10. Bird flu
Over 260 farms have been affected by avian flu and more than 4 million birds have had to be culled due to outbreaks this year. While turkey and chicken are doing well, the duck industry’s recovery remains uncertain. Bird flu, probably one of the food stories that should have gotten more attention, likely made poultry, meat and eggs more expensive at the grocery store.
The year 2022 has reminded us that cyberterrorism poses a real threat to our food supplies. Sobeys and Maple Leaf Foods suffered a cyberattack this year. JBS Canada paid a ransom worth $11 million last year. No one knows if Sobeys or Maple Leaf Foods also paid a ransom, but we expect more hacks in the future. Hopefully the food industry will be ready.
8. Shortage of infant formula
Few people knew that Canada does not produce its own liquid or powdered formula. All production from the Canada Royal Milk plant located in Kingston, Ontario, is sent to China. Hard to believe. Across the country, parents have been struggling to find infant formula since the beginning of May 2022. Yet another event showing how quickly we can become vulnerable as a country when a single US factory cease its operations.

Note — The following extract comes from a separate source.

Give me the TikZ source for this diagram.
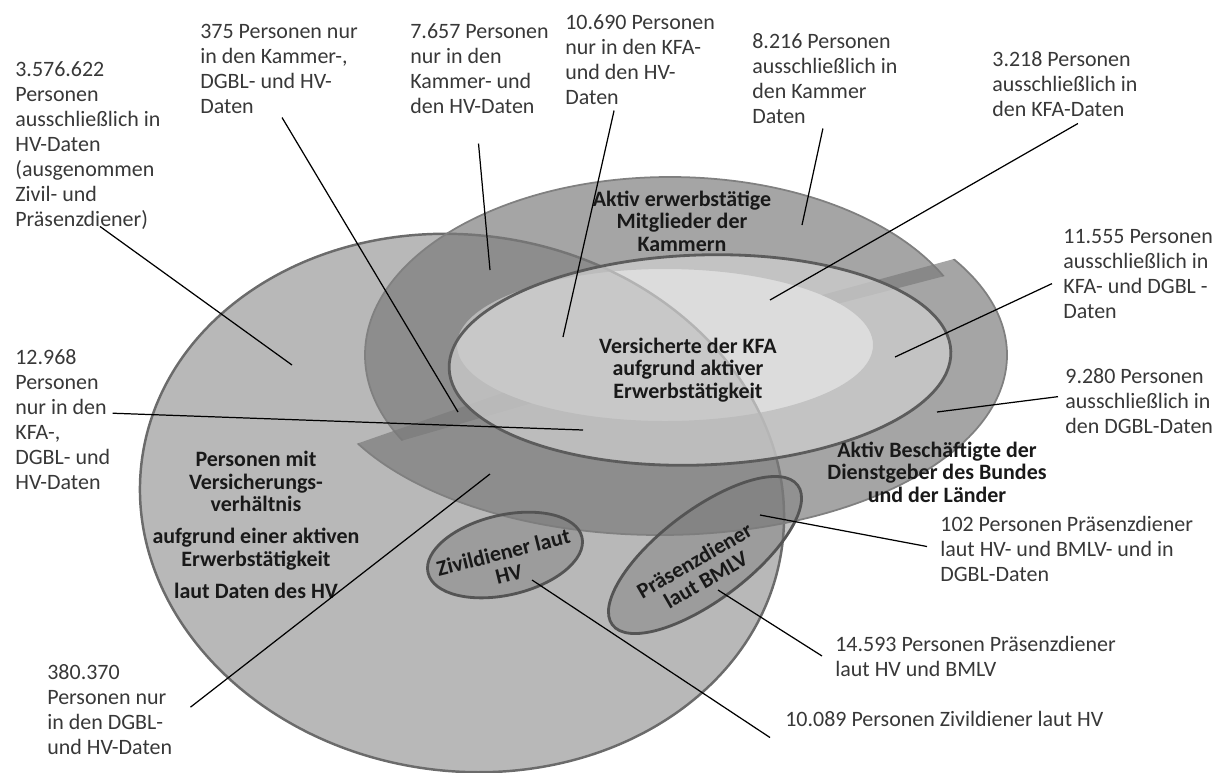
\documentclass[tikz,border=0pt]{standalone}
\usepackage{fontspec}
\setmainfont{Carlito}

\definecolor{HvFill}{gray}{0.72}
\definecolor{HvLine}{gray}{0.42}
\definecolor{RingFill}{gray}{0.48}
\definecolor{RingLine}{gray}{0.50}
\definecolor{KfaFill}{gray}{0.81}
\definecolor{KfaLine}{gray}{0.36}
\definecolor{SubLine}{gray}{0.33}

\begin{document}
\begin{tikzpicture}[
        %Environment config
        x=0.02cm, y=-0.02cm,
        %Environment styles
        LabelCfg/.style={
            font=\fontsize{12.5}{14.2}\selectfont,
            text=black!78,
            align=left,
            inner sep=0pt,
            anchor=base west
        },
        TitleCfg/.style={
            font=\bfseries\fontsize{12.5}{12.8}\selectfont,
            text=black!90,
            align=center,
            inner sep=0pt
        },
        RingCfg/.style={fill=RingFill, fill opacity=0.68, even odd rule},
        SubCfg/.style={fill=RingFill, fill opacity=0.45, draw=SubLine, line width=1.6pt},
        CallCfg/.style={draw=black, line width=0.7pt}
    ]
    \useasboundingbox (0,0) rectangle (1223,772);

    %HV
    \draw[fill=HvFill, draw=HvLine, line width=1.4pt, rotate around={-8:(462,503)}]
        (462,503) ellipse [x radius=323, y radius=268];
    %Kammern
    \begin{scope}
        \clip (290,473) -- (560,395) -- (760,324) -- (1060,246) -- (1060,100) -- (290,100) -- cycle;
        \fill[RingCfg] (670,355) ellipse [x radius=305, y radius=178]
            (665,345) ellipse [x radius=208, y radius=76];
        \draw[RingLine, line width=1pt] (670,355) ellipse [x radius=305, y radius=178];
    \end{scope}
    %DGBL
    \begin{scope}
        \clip (290,467) -- (560,373) -- (760,312) -- (1060,230) -- (1060,700) -- (290,700) -- cycle;
        \fill[RingCfg] (660,355) ellipse [x radius=347, y radius=180]
            (665,345) ellipse [x radius=208, y radius=76];
        \draw[RingLine, line width=1pt] (660,355) ellipse [x radius=347, y radius=180];
    \end{scope}
    %KFA
    \draw[fill=KfaFill, fill opacity=0.72, draw=KfaLine, line width=1.6pt, rotate around={2:(700,360)}]
        (700,360) ellipse [x radius=251, y radius=105];
    %Zivil- und Praesenzdiener
    \draw[SubCfg, rotate around={13:(505,555)}] (505,555) ellipse [x radius=79, y radius=40];
    \draw[SubCfg, rotate around={37:(705,555)}] (705,555) ellipse [x radius=116, y radius=45];

    \node[TitleCfg] (Kam) at (682,221) {Aktiv erwerbstätige\\Mitglieder der\\Kammern};
    \node[TitleCfg] (Kfa) at (688,370) {Versicherte der KFA\\aufgrund aktiver\\Erwerbstätigkeit};
    \node[TitleCfg] (Dgb) at (937,472) {Aktiv Beschäftigte der\\Dienstgeber des Bundes\\und der Länder};
    \node[TitleCfg] (Hv) at (256,525) {Personen mit\\Versicherungs-\\verhältnis\\[5.4pt]aufgrund einer aktiven\\Erwerbstätigkeit\\[5.4pt]laut Daten des HV};
    \node[TitleCfg, rotate=14] (Ziv) at (506,563) {Zivildiener laut\\HV};
    \node[TitleCfg, rotate=30] (Pra) at (700,570) {Präsenzdiener\\laut BMLV};

    %labels, anchored at the base of their last line
    \path
        (15,226) node[LabelCfg] (T1) {3.576.622\\Personen\\ausschließlich in\\HV-Daten\\(ausgenommen\\Zivil- und\\Präsenzdiener)}
        (200,113) node[LabelCfg] (T2) {375 Personen nur\\in den Kammer-,\\DGBL- und HV-\\Daten}
        (410,113) node[LabelCfg] (T3) {7.657 Personen\\nur in den\\Kammer- und\\den HV-Daten}
        (565,104) node[LabelCfg] (T4) {10.690 Personen\\nur in den KFA-\\und den HV-\\Daten}
        (752,123) node[LabelCfg] (T5) {8.216 Personen\\ausschließlich in\\den Kammer\\Daten}
        (992,116) node[LabelCfg] (T6) {3.218 Personen\\ausschließlich in\\den KFA-Daten}
        (1063,318) node[LabelCfg] (T7) {11.555 Personen\\ausschließlich in\\KFA- und DGBL -\\Daten}
        (1065,433) node[LabelCfg] (T8) {9.280 Personen\\ausschließlich in\\den DGBL-Daten}
        (15,489) node[LabelCfg] (T9) {12.968\\Personen\\nur in den\\KFA-,\\DGBL- und\\HV-Daten}
        (47,754) node[LabelCfg] (T10) {380.370\\Personen nur\\in den DGBL-\\und HV-Daten}
        (940,581) node[LabelCfg] (T11) {102 Personen Präsenzdiener\\laut HV- und BMLV- und in\\DGBL-Daten}
        (835,676) node[LabelCfg] (T12) {14.593 Personen Präsenzdiener\\laut HV und BMLV}
        (785,726) node[LabelCfg] (T13) {10.089 Personen Zivildiener laut HV};

    %callout ends
    \coordinate (P1) at (292,365);
    \coordinate (P2) at (458,412);
    \coordinate (P3) at (490,270);
    \coordinate (P4) at (563,337);
    \coordinate (P5) at (802,225);
    \coordinate (P6) at (770,300);
    \coordinate (P7) at (895,357);
    \coordinate (P8) at (937,412);
    \coordinate (P9) at (583,430);
    \coordinate (P10) at (490,474);
    \coordinate (P11) at (760,515);
    \coordinate (P12) at (718,590);
    \coordinate (P13) at (532,580);

    \draw[CallCfg]
        (T1.south) ++(12,-3) -- (P1)
        (T2.south) ++(3,4) -- (P2)
        (T3.south) ++(-1,30) -- (P3)
        (T4.south) ++(-26,6) -- (P4)
        (T5.south) ++(-2,5) -- (P5)
        (T6.south) ++(13,7) -- (P6)
        (T7.west) ++(-11,10) -- (P7)
        (T8.west) ++(-7,-4) -- (P8)
        (T9.east) ++(2,-6) -- (P9)
        (T10.east) ++(18,-2) -- (P10)
        (T11.west) ++(-13,-2) -- (P11)
        (T12.west) ++(-13,0) -- (P12)
        (T13.south west) ++(-15,11) -- (P13);
\end{tikzpicture}
\end{document}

7. FDA approval of lab-grown chicken
Cultured meat, often called laboratory meat, will be on our shelves very soon. The US FDA just approved cultured chicken in the US. Once the USDA approves it, this cultured meat will be marketed in the United States. When it comes to the environment, animal welfare, disease outbreaks and pandemics, this technology may be a game-changer in the future. Canada could be the next country to approve this product. But if you want these products to carry proper labeling, don’t hold your breath.
6. Lettuce Reminder
California is drying up, which is increasingly a problem for Canada. In the fall, the price of lettuce jumped in no time, and we still had to find some. The situation is recovering slowly with lettuce from elsewhere. The shortage of lettuce in Canada this year is another example of how climate change is now forcing the international food trade to redefine itself.
5. Fertilizer Chaos
The Trudeau government wants a 30% reduction in emissions by 2030, which doesn’t necessarily include fertilizers, but growers say reducing nitrous oxide emissions can’t be achieved without reducing fertilizer use . This policy has drawn attention for many this year. Ottawa wants an absolute reduction in emissions, regardless of productivity or efficiency of fertilizer use. For many crops, our farmers’ ability to grow anything will be severely compromised unless they use more land. This is another example of how urban-centric politics drives agrifood policies today.
4. Ottawa’s new front-of-package labeling rule
Health Canada announced in June that it would move forward with a policy requiring front-of-package nutrition symbols on foods high in saturated fat, sugar and sodium. This concept will provide clear and easy to read labels. Manufacturers have until 1er January 2026 to change their labeling to comply with the new requirement. These new regulations spawned the now well-known phrase “Don’t Label My Beef” since Ottawa intended to label single-ingredient products like ground meat, potentially becoming the first country in the world to do so. To do. Ottawa changed its mind at the last minute. This new standard will incentivize manufacturers to produce healthier food as it creates a level playing field for all businesses. Good decision from Ottawa.
Chrystia Freeland was right. The blockades impacted Canada’s reputation in the United States and may have given Americans another excuse to support their America First policies. Several blockades across the country have interrupted trade between Canada and the United States. The Ambassador Bridge, the busiest international land crossing between the United States and Canada, was closed from February 7 to 13. Between $8 billion and $12 billion worth of agri-food products cross the Ambassador Bridge in both directions each year. Canada really didn’t look good.
2. Food inflation and the search for culprits
Inflation is becoming a major concern for everyone this year. The fact that Canada has the second lowest food inflation rate in the G7 doesn’t matter. From a parliamentary inquiry to our Competition Bureau’s study of grocer profits, many Canadians blame the grocery industry, trying to find a scapegoat for food affordability issues. The industry has felt the pressure of “greed” campaigns this year. It even prompted Loblaw to implement the world’s largest price freeze policy for a grocer until the end of January 2023. While it’s important for policymakers and regulators to understand what’s going on, it there is no evidence of abuse in the food retail trade. But doubts persist.
How can Ukraine not take the top spot and be the biggest news of the year? When the country was cruelly invaded by Russia on February 24, many Canadians did not realize how this region of the world played such a vital role in the global agri-food sector. With its agricultural production, Ukraine can feed 400 million people every year. That’s more than the US population. Russian exports, hit by the sanctions, are also critical. A few months after the invasion, many commodities reached record prices. In June, processors had to pay more for inputs, which ultimately affected food inflation across the globe. Access to fertilizers has also been compromised. Hopefully 2023 will bring a peaceful end to the horrors suffered by the people of Ukraine.
In short, the year 2022 has been captivating to say the least. But it also brought its share of concern. We should hope that the year 2023 will bring more peace and health to the world, including to Ukrainians.